WORK TO COMPLETE:
Restate the complete material exactly.

GIVEN MATERIAL:
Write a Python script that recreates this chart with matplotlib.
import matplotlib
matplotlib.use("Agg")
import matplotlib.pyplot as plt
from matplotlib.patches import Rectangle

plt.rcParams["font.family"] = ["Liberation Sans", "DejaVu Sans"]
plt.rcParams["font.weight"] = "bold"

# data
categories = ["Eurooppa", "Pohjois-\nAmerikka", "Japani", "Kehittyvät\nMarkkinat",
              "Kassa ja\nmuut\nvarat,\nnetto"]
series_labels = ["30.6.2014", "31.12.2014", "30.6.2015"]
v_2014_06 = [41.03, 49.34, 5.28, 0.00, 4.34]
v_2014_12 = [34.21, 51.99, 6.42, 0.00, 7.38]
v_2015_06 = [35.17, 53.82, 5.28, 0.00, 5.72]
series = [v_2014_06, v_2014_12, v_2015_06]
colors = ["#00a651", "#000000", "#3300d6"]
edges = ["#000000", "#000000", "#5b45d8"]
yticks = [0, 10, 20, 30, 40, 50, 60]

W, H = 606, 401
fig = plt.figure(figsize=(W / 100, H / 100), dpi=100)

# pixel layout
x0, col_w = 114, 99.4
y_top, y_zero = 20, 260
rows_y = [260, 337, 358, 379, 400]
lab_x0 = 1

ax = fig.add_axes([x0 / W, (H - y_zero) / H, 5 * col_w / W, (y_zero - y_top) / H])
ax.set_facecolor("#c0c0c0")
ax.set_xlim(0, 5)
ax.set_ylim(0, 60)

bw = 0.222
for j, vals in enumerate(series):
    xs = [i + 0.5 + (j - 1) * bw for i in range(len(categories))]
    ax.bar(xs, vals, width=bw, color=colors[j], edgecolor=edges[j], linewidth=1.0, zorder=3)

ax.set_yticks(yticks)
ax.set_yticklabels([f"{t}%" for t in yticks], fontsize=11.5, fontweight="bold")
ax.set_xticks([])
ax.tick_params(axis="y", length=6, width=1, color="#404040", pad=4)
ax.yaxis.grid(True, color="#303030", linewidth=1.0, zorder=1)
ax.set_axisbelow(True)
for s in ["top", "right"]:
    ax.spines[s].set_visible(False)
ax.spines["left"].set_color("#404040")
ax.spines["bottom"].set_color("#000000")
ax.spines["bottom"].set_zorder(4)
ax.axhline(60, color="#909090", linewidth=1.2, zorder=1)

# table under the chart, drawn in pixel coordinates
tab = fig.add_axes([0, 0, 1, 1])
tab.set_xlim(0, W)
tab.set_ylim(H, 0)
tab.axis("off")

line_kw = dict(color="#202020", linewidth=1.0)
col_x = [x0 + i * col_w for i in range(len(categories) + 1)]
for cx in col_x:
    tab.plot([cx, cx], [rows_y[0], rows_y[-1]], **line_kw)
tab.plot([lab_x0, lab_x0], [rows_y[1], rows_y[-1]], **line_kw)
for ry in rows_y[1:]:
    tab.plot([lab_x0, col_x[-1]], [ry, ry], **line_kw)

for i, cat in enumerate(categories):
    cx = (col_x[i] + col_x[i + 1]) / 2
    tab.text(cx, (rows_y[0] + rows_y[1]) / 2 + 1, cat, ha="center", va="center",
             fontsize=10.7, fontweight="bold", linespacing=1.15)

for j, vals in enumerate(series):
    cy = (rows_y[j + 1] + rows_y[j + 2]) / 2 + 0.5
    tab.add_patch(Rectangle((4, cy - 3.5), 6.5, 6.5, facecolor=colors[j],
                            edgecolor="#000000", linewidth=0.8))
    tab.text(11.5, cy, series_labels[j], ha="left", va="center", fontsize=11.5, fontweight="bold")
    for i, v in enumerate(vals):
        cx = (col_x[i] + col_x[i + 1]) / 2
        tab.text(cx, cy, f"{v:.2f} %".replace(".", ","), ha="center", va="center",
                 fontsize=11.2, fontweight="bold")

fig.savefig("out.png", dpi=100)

RESULT:
Write a Python script that recreates this chart with matplotlib.
import matplotlib
matplotlib.use("Agg")
import matplotlib.pyplot as plt
from matplotlib.patches import Rectangle

plt.rcParams["font.family"] = ["Liberation Sans", "DejaVu Sans"]
plt.rcParams["font.weight"] = "bold"

# data
categories = ["Eurooppa", "Pohjois-\nAmerikka", "Japani", "Kehittyvät\nMarkkinat",
              "Kassa ja\nmuut\nvarat,\nnetto"]
series_labels = ["30.6.2014", "31.12.2014", "30.6.2015"]
v_2014_06 = [41.03, 49.34, 5.28, 0.00, 4.34]
v_2014_12 = [34.21, 51.99, 6.42, 0.00, 7.38]
v_2015_06 = [35.17, 53.82, 5.28, 0.00, 5.72]
series = [v_2014_06, v_2014_12, v_2015_06]
colors = ["#00a651", "#000000", "#3300d6"]
edges = ["#000000", "#000000", "#5b45d8"]
yticks = [0, 10, 20, 30, 40, 50, 60]

W, H = 606, 401
fig = plt.figure(figsize=(W / 100, H / 100), dpi=100)

# pixel layout
x0, col_w = 114, 99.4
y_top, y_zero = 20, 260
rows_y = [260, 337, 358, 379, 400]
lab_x0 = 1

ax = fig.add_axes([x0 / W, (H - y_zero) / H, 5 * col_w / W, (y_zero - y_top) / H])
ax.set_facecolor("#c0c0c0")
ax.set_xlim(0, 5)
ax.set_ylim(0, 60)

bw = 0.222
for j, vals in enumerate(series):
    xs = [i + 0.5 + (j - 1) * bw for i in range(len(categories))]
    ax.bar(xs, vals, width=bw, color=colors[j], edgecolor=edges[j], linewidth=1.0, zorder=3)

ax.set_yticks(yticks)
ax.set_yticklabels([f"{t}%" for t in yticks], fontsize=11.5, fontweight="bold")
ax.set_xticks([])
ax.tick_params(axis="y", length=6, width=1, color="#404040", pad=4)
ax.yaxis.grid(True, color="#303030", linewidth=1.0, zorder=1)
ax.set_axisbelow(True)
for s in ["top", "right"]:
    ax.spines[s].set_visible(False)
ax.spines["left"].set_color("#404040")
ax.spines["bottom"].set_color("#000000")
ax.spines["bottom"].set_zorder(4)
ax.axhline(60, color="#909090", linewidth=1.2, zorder=1)

# table under the chart, drawn in pixel coordinates
tab = fig.add_axes([0, 0, 1, 1])
tab.set_xlim(0, W)
tab.set_ylim(H, 0)
tab.axis("off")

line_kw = dict(color="#202020", linewidth=1.0)
col_x = [x0 + i * col_w for i in range(len(categories) + 1)]
for cx in col_x:
    tab.plot([cx, cx], [rows_y[0], rows_y[-1]], **line_kw)
tab.plot([lab_x0, lab_x0], [rows_y[1], rows_y[-1]], **line_kw)
for ry in rows_y[1:]:
    tab.plot([lab_x0, col_x[-1]], [ry, ry], **line_kw)

for i, cat in enumerate(categories):
    cx = (col_x[i] + col_x[i + 1]) / 2
    tab.text(cx, (rows_y[0] + rows_y[1]) / 2 + 1, cat, ha="center", va="center",
             fontsize=10.7, fontweight="bold", linespacing=1.15)

for j, vals in enumerate(series):
    cy = (rows_y[j + 1] + rows_y[j + 2]) / 2 + 0.5
    tab.add_patch(Rectangle((4, cy - 3.5), 6.5, 6.5, facecolor=colors[j],
                            edgecolor="#000000", linewidth=0.8))
    tab.text(11.5, cy, series_labels[j], ha="left", va="center", fontsize=11.5, fontweight="bold")
    for i, v in enumerate(vals):
        cx = (col_x[i] + col_x[i + 1]) / 2
        tab.text(cx, cy, f"{v:.2f} %".replace(".", ","), ha="center", va="center",
                 fontsize=11.2, fontweight="bold")

fig.savefig("out.png", dpi=100)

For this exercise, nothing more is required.